PROBLEM TO WORK ON:
In the records below, find the line that contains "What seaborn and" and the line that contains "import seaborn as sns". Set down exactly those lines and every line between them, and nothing more.

##############################

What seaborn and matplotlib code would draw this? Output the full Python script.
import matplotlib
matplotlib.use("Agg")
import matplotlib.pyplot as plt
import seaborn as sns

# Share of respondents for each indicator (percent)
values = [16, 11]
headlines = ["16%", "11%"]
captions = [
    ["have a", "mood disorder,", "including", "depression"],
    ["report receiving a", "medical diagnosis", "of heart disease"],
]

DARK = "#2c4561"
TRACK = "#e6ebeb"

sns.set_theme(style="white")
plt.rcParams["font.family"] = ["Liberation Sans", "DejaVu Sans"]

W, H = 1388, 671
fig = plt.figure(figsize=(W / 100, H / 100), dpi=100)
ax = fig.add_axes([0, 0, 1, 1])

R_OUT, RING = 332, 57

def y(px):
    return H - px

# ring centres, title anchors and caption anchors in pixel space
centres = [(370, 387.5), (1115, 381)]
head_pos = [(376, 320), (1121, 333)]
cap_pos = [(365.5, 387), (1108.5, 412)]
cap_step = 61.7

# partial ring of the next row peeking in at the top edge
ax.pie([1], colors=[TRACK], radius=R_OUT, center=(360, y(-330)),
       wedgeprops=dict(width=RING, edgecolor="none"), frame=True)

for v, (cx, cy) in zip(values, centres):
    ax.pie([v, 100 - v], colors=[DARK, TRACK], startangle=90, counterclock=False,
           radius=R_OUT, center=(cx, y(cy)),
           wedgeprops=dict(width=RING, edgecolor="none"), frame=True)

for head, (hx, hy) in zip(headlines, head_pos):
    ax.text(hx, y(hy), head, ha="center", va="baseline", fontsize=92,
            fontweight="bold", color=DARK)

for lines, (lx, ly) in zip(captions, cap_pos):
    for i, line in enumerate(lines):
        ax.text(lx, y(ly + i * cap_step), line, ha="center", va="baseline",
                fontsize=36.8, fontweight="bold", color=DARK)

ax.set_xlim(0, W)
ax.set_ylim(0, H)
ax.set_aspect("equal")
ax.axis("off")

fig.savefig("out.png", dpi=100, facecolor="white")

##############################

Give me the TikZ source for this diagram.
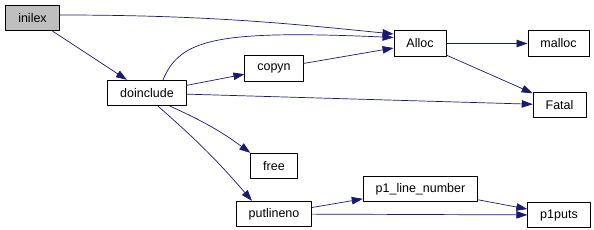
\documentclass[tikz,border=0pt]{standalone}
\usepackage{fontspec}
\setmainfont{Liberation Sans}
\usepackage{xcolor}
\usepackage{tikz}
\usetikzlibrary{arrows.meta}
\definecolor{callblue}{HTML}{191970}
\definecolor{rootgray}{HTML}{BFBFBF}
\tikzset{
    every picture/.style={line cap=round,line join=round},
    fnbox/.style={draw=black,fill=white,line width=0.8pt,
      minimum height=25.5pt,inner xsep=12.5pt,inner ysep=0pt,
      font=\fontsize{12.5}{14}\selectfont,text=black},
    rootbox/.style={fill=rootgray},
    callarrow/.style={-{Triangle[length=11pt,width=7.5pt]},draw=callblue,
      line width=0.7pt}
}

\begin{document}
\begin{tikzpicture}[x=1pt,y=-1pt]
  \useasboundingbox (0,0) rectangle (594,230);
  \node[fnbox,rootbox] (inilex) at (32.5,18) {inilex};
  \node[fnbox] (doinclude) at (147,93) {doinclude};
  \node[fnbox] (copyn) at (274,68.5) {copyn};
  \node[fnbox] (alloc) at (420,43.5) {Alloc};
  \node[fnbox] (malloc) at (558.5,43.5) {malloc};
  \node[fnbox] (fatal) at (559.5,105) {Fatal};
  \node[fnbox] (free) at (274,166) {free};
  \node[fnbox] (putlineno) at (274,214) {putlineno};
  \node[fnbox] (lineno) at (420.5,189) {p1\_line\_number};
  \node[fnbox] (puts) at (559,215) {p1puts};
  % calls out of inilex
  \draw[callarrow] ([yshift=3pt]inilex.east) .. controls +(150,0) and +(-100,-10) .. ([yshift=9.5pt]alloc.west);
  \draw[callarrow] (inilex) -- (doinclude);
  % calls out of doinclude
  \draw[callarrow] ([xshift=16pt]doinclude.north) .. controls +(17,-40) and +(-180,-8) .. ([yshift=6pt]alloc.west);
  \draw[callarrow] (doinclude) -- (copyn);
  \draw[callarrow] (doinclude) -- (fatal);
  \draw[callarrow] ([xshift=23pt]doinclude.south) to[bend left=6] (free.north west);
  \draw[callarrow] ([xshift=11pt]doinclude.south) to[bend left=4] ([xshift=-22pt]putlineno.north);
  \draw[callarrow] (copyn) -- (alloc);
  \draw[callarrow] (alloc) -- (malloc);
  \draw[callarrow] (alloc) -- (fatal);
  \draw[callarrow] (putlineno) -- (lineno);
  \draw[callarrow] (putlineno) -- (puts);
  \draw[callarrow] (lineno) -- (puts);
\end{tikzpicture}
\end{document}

##############################

FINISHED TASK:
What seaborn and matplotlib code would draw this? Output the full Python script.
import matplotlib
matplotlib.use("Agg")
import matplotlib.pyplot as plt
import seaborn as sns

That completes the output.